### Source material:
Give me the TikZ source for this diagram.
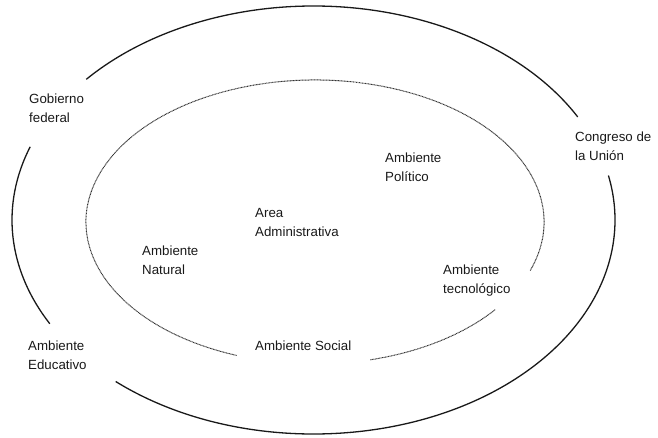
\documentclass[tikz,border=0pt]{standalone}
\usepackage{fontspec}
\setmainfont{Liberation Sans}
\begin{document}
\begin{tikzpicture}[x=1pt,y=1pt,
  lbl/.style={anchor=west,align=left,inner sep=0pt,text=black!90,font=\fontsize{13.3}{19}\selectfont},
  outerring/.style={line width=1.3pt,draw=black!90},
  innerring/.style={line width=1pt,draw=black!80,dash pattern=on 0.9pt off 0.6pt}]
\useasboundingbox (0,0) rectangle (658,438);
\coordinate (oc) at (313.5,218);
\coordinate (ic) at (315,216);
% outer ring arcs
\draw[outerring] (oc) ++(28.8:301.5 and 214) arc[start angle=28.8,end angle=138.9,x radius=301.5,y radius=214];
\draw[outerring] (oc) ++(160:301.5 and 214) arc[start angle=160,end angle=209,x radius=301.5,y radius=214];
\draw[outerring] (oc) ++(229:301.5 and 214) arc[start angle=229,end angle=372,x radius=301.5,y radius=214];
% inner dotted ring arcs
\draw[innerring] (ic) ++(-20:229 and 142) arc[start angle=-20,end angle=250,x radius=229,y radius=142];
\draw[innerring] (ic) ++(284:229 and 142) arc[start angle=284,end angle=322,x radius=229,y radius=142];
% labels
\node[lbl] (gob) at (29,329.5) {Gobierno\\federal};
\node[lbl] (cong) at (575,292) {Congreso de\\la Unión};
\node[lbl] (educ) at (28,83) {Ambiente\\Educativo};
\node[lbl] (natural) at (142,177.5) {Ambiente\\Natural};
\node[lbl] (area) at (255,216) {Area\\Administrativa};
\node[lbl] (social) at (255,92) {Ambiente Social};
\node[lbl] (politico) at (385,271) {Ambiente\\Político};
\node[lbl] (tecno) at (443,157) {Ambiente\\tecnológico};
\end{tikzpicture}
\end{document}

### Stated exercise:
Extract every line of the data exactly; pictures stay out.

### Solution to this problem:
Give me the TikZ source for this diagram.
\documentclass[tikz,border=0pt]{standalone}
\usepackage{fontspec}
\setmainfont{Liberation Sans}
\begin{document}
\begin{tikzpicture}[x=1pt,y=1pt,
  lbl/.style={anchor=west,align=left,inner sep=0pt,text=black!90,font=\fontsize{13.3}{19}\selectfont},
  outerring/.style={line width=1.3pt,draw=black!90},
  innerring/.style={line width=1pt,draw=black!80,dash pattern=on 0.9pt off 0.6pt}]
\useasboundingbox (0,0) rectangle (658,438);
\coordinate (oc) at (313.5,218);
\coordinate (ic) at (315,216);
% outer ring arcs
\draw[outerring] (oc) ++(28.8:301.5 and 214) arc[start angle=28.8,end angle=138.9,x radius=301.5,y radius=214];
\draw[outerring] (oc) ++(160:301.5 and 214) arc[start angle=160,end angle=209,x radius=301.5,y radius=214];
\draw[outerring] (oc) ++(229:301.5 and 214) arc[start angle=229,end angle=372,x radius=301.5,y radius=214];
% inner dotted ring arcs
\draw[innerring] (ic) ++(-20:229 and 142) arc[start angle=-20,end angle=250,x radius=229,y radius=142];
\draw[innerring] (ic) ++(284:229 and 142) arc[start angle=284,end angle=322,x radius=229,y radius=142];
% labels
\node[lbl] (gob) at (29,329.5) {Gobierno\\federal};
\node[lbl] (cong) at (575,292) {Congreso de\\la Unión};
\node[lbl] (educ) at (28,83) {Ambiente\\Educativo};
\node[lbl] (natural) at (142,177.5) {Ambiente\\Natural};
\node[lbl] (area) at (255,216) {Area\\Administrativa};
\node[lbl] (social) at (255,92) {Ambiente Social};
\node[lbl] (politico) at (385,271) {Ambiente\\Político};
\node[lbl] (tecno) at (443,157) {Ambiente\\tecnológico};
\end{tikzpicture}
\end{document}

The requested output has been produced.